* [Short task]
Word for word, print each line of the listing below; pictures stay out.
+++
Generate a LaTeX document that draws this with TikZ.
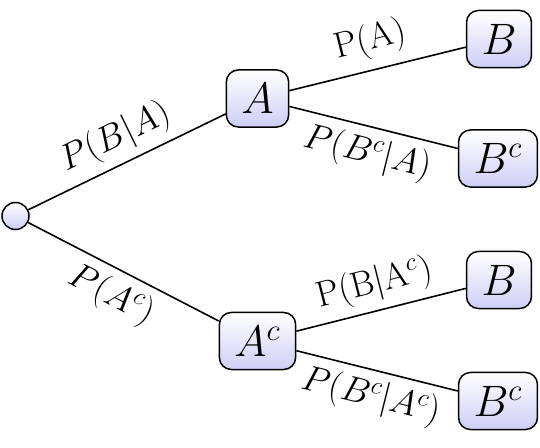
\RequirePackage{fix-cm}
\documentclass[tikz,border=0pt]{standalone}
\begin{document}
\definecolor{lav}{RGB}{206,206,246}
\tikzset{
  box/.style={draw, line width=0.75pt, rounded corners=6pt, top color=white, bottom color=lav,
    inner xsep=7.5pt, inner ysep=6.75pt, minimum height=28.5pt,
    font=\fontsize{22}{26}\selectfont},
  rootnode/.style={draw, line width=0.75pt, circle, minimum size=13.5pt, inner sep=0pt,
    top color=white, bottom color=lav},
  edge/.style={line width=0.8pt},
  lab/.style={font=\fontsize{18}{21}\selectfont, sloped, midway, inner sep=2.5pt},
}
\begin{tikzpicture}[x=0.5pt,y=-0.5pt]
\useasboundingbox (0,0) rectangle (540,448);
\node[rootnode] (r) at (15.5,216) {};
\node[box] (a) at (257.5,98.5) {$A$};
\node[box] (ac) at (257.5,341) {$A^c$};
\node[box] (b1) at (499,39) {$B$};
\node[box] (bc1) at (498,158.5) {$B^c$};
\node[box] (b2) at (499,280) {$B$};
\node[box] (bc2) at (498,401) {$B^c$};
\draw[edge] (r) -- node[lab, above=1.5pt] {$P(B|A)$} (a);
\draw[edge] (r) -- node[lab, below=1.5pt] {$P(A^c)$} (ac);
\draw[edge] (a) -- node[lab, above=2.5pt] {P(A)} (b1);
\draw[edge] (a) -- node[lab, below=1.5pt] {$P(B^c|A)$} (bc1);
\draw[edge] (ac) -- node[lab, above=1.5pt] {$\mathrm{P}(\mathrm{B}|\mathrm{A}^c)$} (b2);
\draw[edge] (ac) -- node[lab, below=1.5pt] {$P(B^c|A^c)$} (bc2);
\end{tikzpicture}
\end{document}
+++
* [Full output]
Generate a LaTeX document that draws this with TikZ.
\RequirePackage{fix-cm}
\documentclass[tikz,border=0pt]{standalone}
\begin{document}
\definecolor{lav}{RGB}{206,206,246}
\tikzset{
  box/.style={draw, line width=0.75pt, rounded corners=6pt, top color=white, bottom color=lav,
    inner xsep=7.5pt, inner ysep=6.75pt, minimum height=28.5pt,
    font=\fontsize{22}{26}\selectfont},
  rootnode/.style={draw, line width=0.75pt, circle, minimum size=13.5pt, inner sep=0pt,
    top color=white, bottom color=lav},
  edge/.style={line width=0.8pt},
  lab/.style={font=\fontsize{18}{21}\selectfont, sloped, midway, inner sep=2.5pt},
}
\begin{tikzpicture}[x=0.5pt,y=-0.5pt]
\useasboundingbox (0,0) rectangle (540,448);
\node[rootnode] (r) at (15.5,216) {};
\node[box] (a) at (257.5,98.5) {$A$};
\node[box] (ac) at (257.5,341) {$A^c$};
\node[box] (b1) at (499,39) {$B$};
\node[box] (bc1) at (498,158.5) {$B^c$};
\node[box] (b2) at (499,280) {$B$};
\node[box] (bc2) at (498,401) {$B^c$};
\draw[edge] (r) -- node[lab, above=1.5pt] {$P(B|A)$} (a);
\draw[edge] (r) -- node[lab, below=1.5pt] {$P(A^c)$} (ac);
\draw[edge] (a) -- node[lab, above=2.5pt] {P(A)} (b1);
\draw[edge] (a) -- node[lab, below=1.5pt] {$P(B^c|A)$} (bc1);
\draw[edge] (ac) -- node[lab, above=1.5pt] {$\mathrm{P}(\mathrm{B}|\mathrm{A}^c)$} (b2);
\draw[edge] (ac) -- node[lab, below=1.5pt] {$P(B^c|A^c)$} (bc2);
\end{tikzpicture}
\end{document}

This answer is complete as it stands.